Polemik Rencana Penerapan Subsidi KRL Berbasis NIK, Poin Ini Jadi Masalah Besar!
Polemik Rencana Penerapan Subsidi KRL Berbasis NIK, Poin Ini Jadi Masalah Besar!-AlphaRP Railway-YouTube Channel
JAKARTA, DISWAY.ID - Muncul polemik ketika ada wacana pemerintah akan mengadakak kebijakan tarif KRL disubsidi dengan menggunakan basis Nomor Induk Kependudukan (NIK).
Namun KRL Mania sebagai perwakilan pengguna transportasi kereta listrik Jabodetabek itu mengaku tidak setuju dengan wacana adanya subsidi tersebut.
Salah satu alasan mereka tidak setuju dengan subsidi KRL berbasis KTP itu karena berpotensi memunculkan ketidakadilan antar penumpang.
Selain itu akan sangat berseberangan terhadap esensi transportasi publik, yakni inklusif dan merata bagi semua kalangan masyarakat.
Terpenting, bagi KRL Mania, transportasi publik itu harus terjangkau dan mudah diakses bagi semua elemen masyarakat umum dengan tidak adanya perbedaan latar belakang ekonomi serta domisili.

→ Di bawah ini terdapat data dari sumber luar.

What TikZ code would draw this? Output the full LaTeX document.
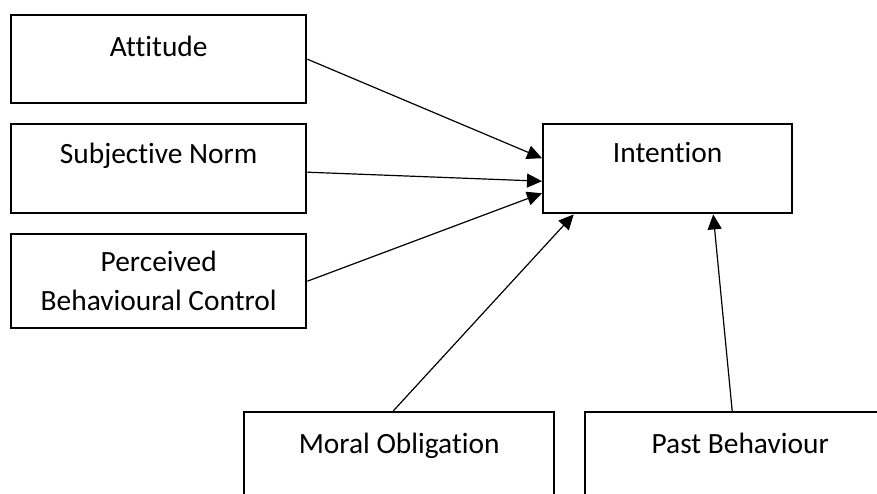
\documentclass[tikz,border=0pt]{standalone}
\usepackage{fontspec}
\setmainfont{Carlito}[Ligatures={NoCommon}]
\usetikzlibrary{arrows.meta}
\begin{document}
\begin{tikzpicture}[x=0.5pt,y=-0.5pt]
\tikzset{box/.style={draw=black,line width=1.2pt,inner sep=0pt,align=center,anchor=north west,font=\fontsize{14.7pt}{19.5pt}\selectfont},
link/.style={draw=black,line width=0.6pt,-{Triangle[length=7.5pt,width=7pt]}}}
\useasboundingbox (0,0) rectangle (877,493);
\node [box,minimum width=147.5pt,text height=20.5pt,text depth=23.5pt] (att) at (10,14) {Attitude};
\node [box,minimum width=147.5pt,text height=19.5pt,text depth=25pt] (sn) at (10,123) {Subjective Norm};
\node [box,minimum width=147.5pt,minimum height=47pt] (pbc) at (10,233) {Perceived\\Behavioural Control};
\node [box,minimum width=124.5pt,text height=19pt,text depth=25.5pt] (int) at (542,123) {Intention};
\node [box,minimum width=155pt,text height=20.5pt,text depth=40pt] (mo) at (243,411) {Moral Obligation};
\node [box,minimum width=155pt,text height=20.5pt,text depth=40pt] (pb) at (584,411) {Past Behaviour};
\draw [link] (att.east) -- ([yshift=5.25pt]int.west);
\draw [link] ([yshift=-1.75pt]sn.east) -- ([yshift=-6.25pt]int.west);
\draw [link] (pbc.east) -- ([yshift=-12.25pt]int.west);
\draw [link] ([xshift=-3pt]mo.north) -- ([xshift=-47pt]int.south);
\draw [link] ([xshift=-4pt]pb.north) -- ([xshift=22.75pt]int.south);
\end{tikzpicture}
\end{document}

Menurut pengakuan Kepala Komunikasi KRL Mania, Gusti Raganata, subsidi tarif KRL harus berprinsip dapat mengurangi kemacetan dan polusi udara, bukan justru sampai menyenggol ekonomi atau NIK penumpang.
Saran dari Gusti, subsidi pemerintah harusnya lebih fokus kepada pengadaan dan peningkatan kualitas layanan, dan bukan membuat perbedaan tarif KRL berdasarkan NIK.
Apalagi penumpang KRL memiliki latar belakang yang jelas sangat berbeda-beda, mulai dari pelajar, ibu rumah tangga, pekerja umum, hingga lansia.
BACA JUGA:Ini Harapan PPI Pasca Polemik 18 Paskibraka Putri Copot Jilbab di IKN
KRL Mania menganggap penerapan subsidi berbasis NIK justru mengancam prinsip inklusivitas yang menjadi landasan dari transportasi publik.
Harusnya KRL terus menjadi layanan publik yang terbuka untuk semua kalangan, tanpa memandang status sosial atau ekonomi.
"Implementasi subsidi berdasarkan NIK berpotensi membuat layanan KRL menjadi tidak adil, padahal seharusnya tujuannya adalah untuk melayani seluruh lapisan masyarakat," terang Gusti, dikutip dari RRI pada Senin, 2 September 2024.
Komunitas ini juga merekomendasikan agar rujukan untuk penetapan tarif khusus mengacu pada Undang-Undang Nomor 23 Tahun 2007 tentang Perkeretaapian.